→ SUPPLIED MATERIAL

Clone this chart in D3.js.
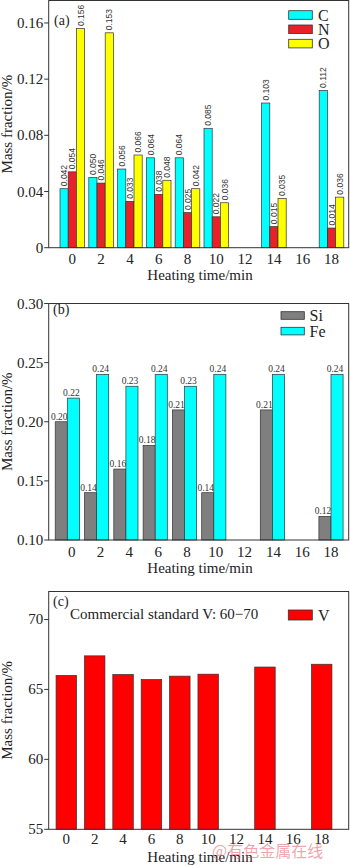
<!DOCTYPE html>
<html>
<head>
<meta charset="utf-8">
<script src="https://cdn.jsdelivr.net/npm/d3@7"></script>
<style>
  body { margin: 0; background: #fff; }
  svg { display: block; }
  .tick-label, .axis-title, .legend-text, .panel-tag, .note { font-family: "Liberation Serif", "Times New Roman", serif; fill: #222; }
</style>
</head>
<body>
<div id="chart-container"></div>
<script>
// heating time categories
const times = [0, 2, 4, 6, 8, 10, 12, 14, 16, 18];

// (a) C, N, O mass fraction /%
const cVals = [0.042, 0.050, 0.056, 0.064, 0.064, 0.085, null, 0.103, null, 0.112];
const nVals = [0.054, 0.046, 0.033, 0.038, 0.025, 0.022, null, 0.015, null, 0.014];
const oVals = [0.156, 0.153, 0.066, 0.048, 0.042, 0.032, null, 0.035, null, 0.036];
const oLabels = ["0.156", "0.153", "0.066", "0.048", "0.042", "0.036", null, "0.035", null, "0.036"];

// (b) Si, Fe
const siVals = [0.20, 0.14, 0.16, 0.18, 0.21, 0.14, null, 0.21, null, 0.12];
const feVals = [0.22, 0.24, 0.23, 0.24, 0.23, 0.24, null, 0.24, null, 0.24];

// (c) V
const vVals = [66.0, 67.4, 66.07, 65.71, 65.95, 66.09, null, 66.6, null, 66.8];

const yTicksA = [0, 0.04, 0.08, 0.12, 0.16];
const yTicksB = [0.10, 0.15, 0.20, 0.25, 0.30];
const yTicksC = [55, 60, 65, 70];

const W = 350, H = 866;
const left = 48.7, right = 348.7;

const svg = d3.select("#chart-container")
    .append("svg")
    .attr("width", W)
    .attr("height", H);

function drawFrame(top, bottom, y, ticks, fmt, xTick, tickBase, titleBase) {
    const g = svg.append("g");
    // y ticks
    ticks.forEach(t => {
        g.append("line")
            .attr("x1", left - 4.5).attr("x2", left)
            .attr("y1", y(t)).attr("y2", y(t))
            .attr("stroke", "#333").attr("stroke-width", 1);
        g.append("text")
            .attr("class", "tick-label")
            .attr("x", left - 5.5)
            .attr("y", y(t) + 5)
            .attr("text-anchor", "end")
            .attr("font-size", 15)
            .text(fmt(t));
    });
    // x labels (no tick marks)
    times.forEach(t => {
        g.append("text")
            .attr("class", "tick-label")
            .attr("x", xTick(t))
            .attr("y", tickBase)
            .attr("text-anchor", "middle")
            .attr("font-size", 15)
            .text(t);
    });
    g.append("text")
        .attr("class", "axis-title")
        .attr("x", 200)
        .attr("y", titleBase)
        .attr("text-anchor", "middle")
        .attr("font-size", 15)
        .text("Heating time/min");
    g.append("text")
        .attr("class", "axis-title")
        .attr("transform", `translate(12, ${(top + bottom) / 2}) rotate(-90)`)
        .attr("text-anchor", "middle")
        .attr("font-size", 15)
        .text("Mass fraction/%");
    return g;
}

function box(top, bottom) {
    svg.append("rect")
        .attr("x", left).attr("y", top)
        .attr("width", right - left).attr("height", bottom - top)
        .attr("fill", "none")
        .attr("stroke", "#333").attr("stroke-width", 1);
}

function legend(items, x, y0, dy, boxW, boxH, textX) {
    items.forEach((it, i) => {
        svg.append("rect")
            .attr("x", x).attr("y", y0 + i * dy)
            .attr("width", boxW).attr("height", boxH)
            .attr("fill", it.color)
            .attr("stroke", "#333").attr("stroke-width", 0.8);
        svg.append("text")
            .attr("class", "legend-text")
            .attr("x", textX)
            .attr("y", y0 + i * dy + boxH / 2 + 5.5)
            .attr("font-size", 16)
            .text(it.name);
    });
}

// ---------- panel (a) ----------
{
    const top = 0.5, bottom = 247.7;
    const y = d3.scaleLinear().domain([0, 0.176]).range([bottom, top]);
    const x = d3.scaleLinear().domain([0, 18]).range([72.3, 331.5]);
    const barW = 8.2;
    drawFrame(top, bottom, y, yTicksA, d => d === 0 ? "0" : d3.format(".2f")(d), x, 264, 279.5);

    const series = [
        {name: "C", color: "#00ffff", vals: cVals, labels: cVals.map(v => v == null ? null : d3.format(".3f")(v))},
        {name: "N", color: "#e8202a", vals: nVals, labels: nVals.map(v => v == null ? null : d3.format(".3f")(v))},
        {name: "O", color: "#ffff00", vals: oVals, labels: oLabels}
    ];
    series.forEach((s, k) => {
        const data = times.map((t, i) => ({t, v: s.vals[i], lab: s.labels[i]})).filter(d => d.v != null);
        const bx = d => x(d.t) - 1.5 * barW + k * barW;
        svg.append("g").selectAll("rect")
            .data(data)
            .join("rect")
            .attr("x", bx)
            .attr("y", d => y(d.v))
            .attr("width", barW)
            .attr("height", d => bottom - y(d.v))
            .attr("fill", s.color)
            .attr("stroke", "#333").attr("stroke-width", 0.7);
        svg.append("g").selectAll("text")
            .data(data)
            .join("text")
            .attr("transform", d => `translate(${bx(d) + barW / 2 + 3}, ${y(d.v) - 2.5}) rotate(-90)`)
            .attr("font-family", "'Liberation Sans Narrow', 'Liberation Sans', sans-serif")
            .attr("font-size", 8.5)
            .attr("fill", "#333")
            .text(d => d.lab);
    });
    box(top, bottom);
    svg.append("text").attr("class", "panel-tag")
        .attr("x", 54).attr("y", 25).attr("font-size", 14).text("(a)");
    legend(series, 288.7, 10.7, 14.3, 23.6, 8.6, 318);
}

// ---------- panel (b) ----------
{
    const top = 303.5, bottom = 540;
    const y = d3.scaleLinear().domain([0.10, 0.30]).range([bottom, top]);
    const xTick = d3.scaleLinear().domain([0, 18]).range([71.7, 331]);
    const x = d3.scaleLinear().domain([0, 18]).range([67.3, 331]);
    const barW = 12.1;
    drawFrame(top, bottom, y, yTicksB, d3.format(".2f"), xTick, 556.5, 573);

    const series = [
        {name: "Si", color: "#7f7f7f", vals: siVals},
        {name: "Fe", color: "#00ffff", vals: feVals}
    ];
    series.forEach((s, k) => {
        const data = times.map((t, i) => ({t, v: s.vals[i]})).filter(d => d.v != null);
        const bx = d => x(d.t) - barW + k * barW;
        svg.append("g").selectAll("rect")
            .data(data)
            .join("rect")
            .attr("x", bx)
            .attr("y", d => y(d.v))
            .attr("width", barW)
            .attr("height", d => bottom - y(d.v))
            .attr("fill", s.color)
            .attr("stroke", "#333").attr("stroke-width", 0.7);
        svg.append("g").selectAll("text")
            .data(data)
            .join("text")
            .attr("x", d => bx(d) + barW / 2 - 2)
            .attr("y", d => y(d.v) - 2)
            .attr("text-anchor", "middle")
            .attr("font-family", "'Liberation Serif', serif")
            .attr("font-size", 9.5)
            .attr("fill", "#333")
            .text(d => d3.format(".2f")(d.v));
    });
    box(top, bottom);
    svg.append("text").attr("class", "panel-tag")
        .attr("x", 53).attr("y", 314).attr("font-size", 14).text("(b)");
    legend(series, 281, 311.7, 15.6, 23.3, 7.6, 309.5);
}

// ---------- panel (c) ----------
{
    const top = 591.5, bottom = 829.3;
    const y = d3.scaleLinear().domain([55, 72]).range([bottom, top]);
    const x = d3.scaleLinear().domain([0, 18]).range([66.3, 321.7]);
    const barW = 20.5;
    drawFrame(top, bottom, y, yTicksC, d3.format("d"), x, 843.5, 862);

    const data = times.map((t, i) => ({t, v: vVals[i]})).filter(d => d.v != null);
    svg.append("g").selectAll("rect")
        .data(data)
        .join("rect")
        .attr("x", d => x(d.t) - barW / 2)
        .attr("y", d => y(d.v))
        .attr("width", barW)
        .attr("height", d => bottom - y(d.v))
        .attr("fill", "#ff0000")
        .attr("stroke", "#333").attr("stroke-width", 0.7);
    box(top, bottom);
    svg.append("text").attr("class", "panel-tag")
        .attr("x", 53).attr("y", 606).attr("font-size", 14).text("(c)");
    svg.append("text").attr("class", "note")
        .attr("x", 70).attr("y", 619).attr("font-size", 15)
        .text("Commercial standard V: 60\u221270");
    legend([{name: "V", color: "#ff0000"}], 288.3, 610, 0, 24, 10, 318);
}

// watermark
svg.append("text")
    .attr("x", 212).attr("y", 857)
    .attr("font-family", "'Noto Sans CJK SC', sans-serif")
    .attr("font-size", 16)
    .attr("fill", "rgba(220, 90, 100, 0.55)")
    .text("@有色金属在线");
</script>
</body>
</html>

→ WRITTEN INSTRUCTION
From the first line of the material down to the line containing "14, 16, 18];", inclusive, return each line exactly, skipping any picture.

→ EXPECTED ANSWER
Clone this chart in D3.js.
<!DOCTYPE html>
<html>
<head>
<meta charset="utf-8">
<script src="https://cdn.jsdelivr.net/npm/d3@7"></script>
<style>
  body { margin: 0; background: #fff; }
  svg { display: block; }
  .tick-label, .axis-title, .legend-text, .panel-tag, .note { font-family: "Liberation Serif", "Times New Roman", serif; fill: #222; }
</style>
</head>
<body>
<div id="chart-container"></div>
<script>
// heating time categories
const times = [0, 2, 4, 6, 8, 10, 12, 14, 16, 18];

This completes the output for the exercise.